**What is expected**
Transcribe every line from the top down to the line with "3.317, 3.402, 3.482];", both ends included, but not the pictures.

*****

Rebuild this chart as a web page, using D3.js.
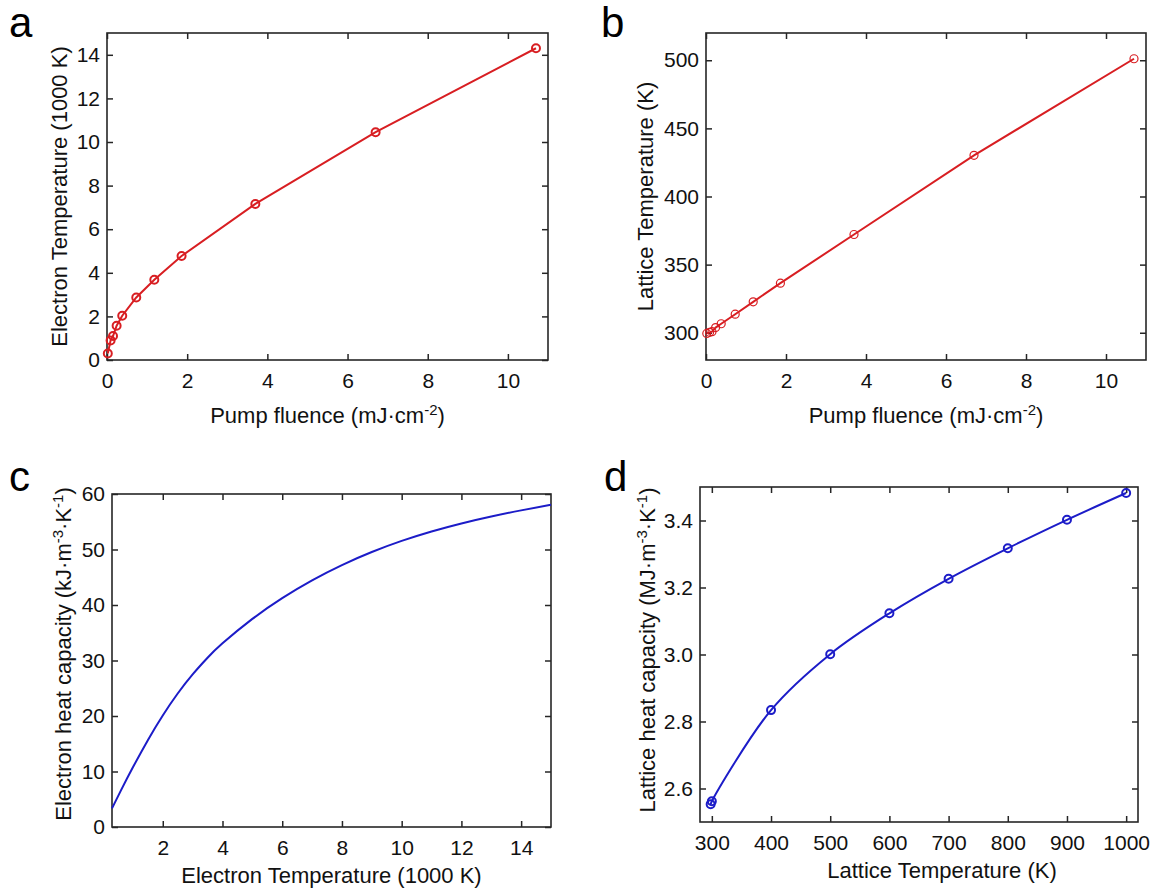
<!DOCTYPE html>
<html>
<head>
<meta charset="utf-8">
<script src="https://cdn.jsdelivr.net/npm/d3@7"></script>
<style>
  html, body { margin: 0; padding: 0; background: #fff; }
  svg { display: block; font-family: Arial, "Liberation Sans", sans-serif; }
</style>
</head>
<body>
<svg id="fig" width="1156" height="890"></svg>
<script>
// Pump fluence (mJ/cm^2) shared by panels a and b
const fluence = [0.02, 0.09, 0.15, 0.24, 0.38, 0.73, 1.18, 1.86, 3.70, 6.70, 10.70];
// Peak electron temperature (1000 K)
const electronTemp = [0.30, 0.90, 1.10, 1.57, 2.03, 2.87, 3.68, 4.77, 7.16, 10.45, 14.30];
// Peak lattice temperature (K)
const latticeTemp = [299.5, 300.3, 300.8, 303.8, 306.6, 313.6, 322.7, 336.4, 372.1, 430.2, 501.1];

// Electron heat capacity curve: temperature (1000 K) vs kJ m^-3 K^-1
const ceTemp = [0.3, 0.6, 1.0, 1.5, 2.0, 2.5, 3.0, 3.5, 4.0, 5.0, 6.0, 7.0, 8.0, 9.0, 10.0, 11.0, 12.0, 13.0, 14.0, 15.0];
const ceValue = [3.36, 6.6, 10.75, 15.65, 20.1, 24.05, 27.5, 30.5, 33.1, 37.5, 41.25, 44.45, 47.2, 49.55, 51.55, 53.25, 54.7, 55.95, 57.05, 58.05];

// Lattice heat capacity: temperature (K) vs MJ m^-3 K^-1
const clTemp = [298, 300, 400, 500, 600, 700, 800, 900, 1000];
const clValue = [2.553, 2.562, 2.834, 3.001, 3.123, 3.226, 3.317, 3.402, 3.482];

// Tick values
const ticksA = { x: [0, 2, 4, 6, 8, 10], y: [0, 2, 4, 6, 8, 10, 12, 14] };
const ticksB = { x: [0, 2, 4, 6, 8, 10], y: [300, 350, 400, 450, 500] };
const ticksC = { x: [2, 4, 6, 8, 10, 12, 14], y: [0, 10, 20, 30, 40, 50, 60] };
const ticksD = { x: [300, 400, 500, 600, 700, 800, 900, 1000], y: [2.6, 2.8, 3.0, 3.2, 3.4] };

const RED = "#d81e22";
const BLUE = "#1c1cc8";
const AXIS = "#262626";
const TICK_FONT = 21;
const TITLE_FONT = 22;
const SUP_FONT = 15;

const svg = d3.select("#fig");

// Writes a label made of [text, isSuperscript] pieces
function richText(sel, parts) {
  let raised = false;
  parts.forEach(([t, sup]) => {
    const ts = sel.append("tspan").text(t);
    if (sup && !raised) { ts.attr("dy", -8).attr("font-size", SUP_FONT); raised = true; }
    else if (sup) { ts.attr("font-size", SUP_FONT); }
    else if (!sup && raised) { ts.attr("dy", 8); raised = false; }
  });
}

function panel(o) {
  const g = svg.append("g");
  const x = d3.scaleLinear().domain(o.xDomain).range([o.left, o.right]);
  const y = d3.scaleLinear().domain(o.yDomain).range([o.bottom, o.top]);
  const tl = 6;

  const fmtX = o.fmtX || (d => d);
  const fmtY = o.fmtY || (d => d);

  const axes = [
    [d3.axisBottom(x).tickValues(o.ticks.x).tickSize(-tl).tickPadding(13).tickFormat(fmtX), `translate(0,${o.bottom})`],
    [d3.axisTop(x).tickValues(o.ticks.x).tickSize(-tl).tickFormat(""), `translate(0,${o.top})`],
    [d3.axisLeft(y).tickValues(o.ticks.y).tickSize(-tl).tickPadding(7).tickFormat(fmtY), `translate(${o.left},0)`],
    [d3.axisRight(y).tickValues(o.ticks.y).tickSize(-tl).tickFormat(""), `translate(${o.right},0)`]
  ];
  axes.forEach(([ax, tr]) => {
    const a = g.append("g").attr("transform", tr).call(ax);
    a.select(".domain").remove();
    a.selectAll("line").attr("stroke", AXIS).attr("stroke-width", 1.5);
    a.selectAll("text").attr("font-size", TICK_FONT).attr("fill", "#111")
      .attr("font-family", "Arial, 'Liberation Sans', sans-serif");
  });

  g.append("rect")
    .attr("x", o.left).attr("y", o.top)
    .attr("width", o.right - o.left).attr("height", o.bottom - o.top)
    .attr("fill", "none").attr("stroke", AXIS).attr("stroke-width", 1.6);

  const pts = o.xs.map((v, i) => [v, o.ys[i]]);
  const line = d3.line().x(d => x(d[0])).y(d => y(d[1])).curve(o.curve || d3.curveLinear);
  g.append("path").datum(pts)
    .attr("d", line).attr("fill", "none")
    .attr("stroke", o.color).attr("stroke-width", o.lineWidth || 2);

  if (o.markers) {
    g.selectAll(null).data(pts).enter().append("circle")
      .attr("cx", d => x(d[0])).attr("cy", d => y(d[1]))
      .attr("r", o.markerR).attr("fill", "none")
      .attr("stroke", o.color).attr("stroke-width", o.markerW);
  }

  const xt = g.append("text")
    .attr("x", o.xTitleX ?? (o.left + o.right) / 2).attr("y", o.xTitleY)
    .attr("text-anchor", "middle").attr("font-size", TITLE_FONT).attr("fill", "#111");
  richText(xt, o.xTitle);

  const yt = g.append("text")
    .attr("transform", `translate(${o.yTitleX},${o.yTitleY ?? (o.top + o.bottom) / 2}) rotate(-90)`)
    .attr("text-anchor", "middle").attr("font-size", TITLE_FONT).attr("fill", "#111");
  richText(yt, o.yTitle);

  svg.append("text").attr("x", o.letterX).attr("y", o.letterY)
    .attr("font-size", 42).attr("fill", "#000").text(o.letter);
}

// a: electron temperature vs fluence
panel({
  left: 107, right: 548, top: 33, bottom: 360,
  xDomain: [0, 11], yDomain: [0, 15], ticks: ticksA,
  xs: fluence, ys: electronTemp, color: RED, lineWidth: 2,
  markers: true, markerR: 4, markerW: 2,
  xTitle: [["Pump fluence (mJ\u00b7cm"], ["-2", true], [")"]], xTitleY: 423,
  yTitle: [["Electron Temperature (1000 K)"]], yTitleX: 67,
  letter: "a", letterX: 9, letterY: 37
});

// b: lattice temperature vs fluence
panel({
  left: 706, right: 1146, top: 33, bottom: 360,
  xDomain: [0, 11], yDomain: [280, 520], ticks: ticksB,
  xs: fluence, ys: latticeTemp, color: RED, lineWidth: 2,
  markers: true, markerR: 4, markerW: 1.2,
  xTitle: [["Pump fluence (mJ\u00b7cm"], ["-2", true], [")"]], xTitleY: 423,
  yTitle: [["Lattice Temperature (K)"]], yTitleX: 653,
  letter: "b", letterX: 601, letterY: 37
});

// c: electron heat capacity
panel({
  left: 112, right: 551, top: 494, bottom: 827,
  xDomain: [0.3, 15], yDomain: [0, 60], ticks: ticksC,
  xs: ceTemp, ys: ceValue, color: BLUE, lineWidth: 2,
  curve: d3.curveNatural, markers: false,
  xTitle: [["Electron Temperature (1000 K)"]], xTitleY: 883,
  yTitle: [["Electron heat capacity (kJ\u00b7m"], ["-3", true], ["\u00b7K"], ["-1", true], [")"]], yTitleX: 71, yTitleY: 654,
  letter: "c", letterX: 9, letterY: 491
});

// d: lattice heat capacity
panel({
  left: 700, right: 1138, top: 487, bottom: 822,
  xDomain: [280, 1020], yDomain: [2.5, 3.5], ticks: ticksD,
  fmtY: d3.format(".1f"),
  xs: clTemp, ys: clValue, color: BLUE, lineWidth: 2,
  curve: d3.curveCatmullRom.alpha(0.5), markers: true, markerR: 4, markerW: 2,
  xTitle: [["Lattice Temperature (K)"]], xTitleY: 878, xTitleX: 942,
  yTitle: [["Lattice heat capacity (MJ\u00b7m"], ["-3", true], ["\u00b7K"], ["-1", true], [")"]], yTitleX: 655, yTitleY: 650,
  letter: "d", letterX: 604, letterY: 491
});
</script>
</body>
</html>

*****

**Result for this task**
Rebuild this chart as a web page, using D3.js.
<!DOCTYPE html>
<html>
<head>
<meta charset="utf-8">
<script src="https://cdn.jsdelivr.net/npm/d3@7"></script>
<style>
  html, body { margin: 0; padding: 0; background: #fff; }
  svg { display: block; font-family: Arial, "Liberation Sans", sans-serif; }
</style>
</head>
<body>
<svg id="fig" width="1156" height="890"></svg>
<script>
// Pump fluence (mJ/cm^2) shared by panels a and b
const fluence = [0.02, 0.09, 0.15, 0.24, 0.38, 0.73, 1.18, 1.86, 3.70, 6.70, 10.70];
// Peak electron temperature (1000 K)
const electronTemp = [0.30, 0.90, 1.10, 1.57, 2.03, 2.87, 3.68, 4.77, 7.16, 10.45, 14.30];
// Peak lattice temperature (K)
const latticeTemp = [299.5, 300.3, 300.8, 303.8, 306.6, 313.6, 322.7, 336.4, 372.1, 430.2, 501.1];

// Electron heat capacity curve: temperature (1000 K) vs kJ m^-3 K^-1
const ceTemp = [0.3, 0.6, 1.0, 1.5, 2.0, 2.5, 3.0, 3.5, 4.0, 5.0, 6.0, 7.0, 8.0, 9.0, 10.0, 11.0, 12.0, 13.0, 14.0, 15.0];
const ceValue = [3.36, 6.6, 10.75, 15.65, 20.1, 24.05, 27.5, 30.5, 33.1, 37.5, 41.25, 44.45, 47.2, 49.55, 51.55, 53.25, 54.7, 55.95, 57.05, 58.05];

// Lattice heat capacity: temperature (K) vs MJ m^-3 K^-1
const clTemp = [298, 300, 400, 500, 600, 700, 800, 900, 1000];
const clValue = [2.553, 2.562, 2.834, 3.001, 3.123, 3.226, 3.317, 3.402, 3.482];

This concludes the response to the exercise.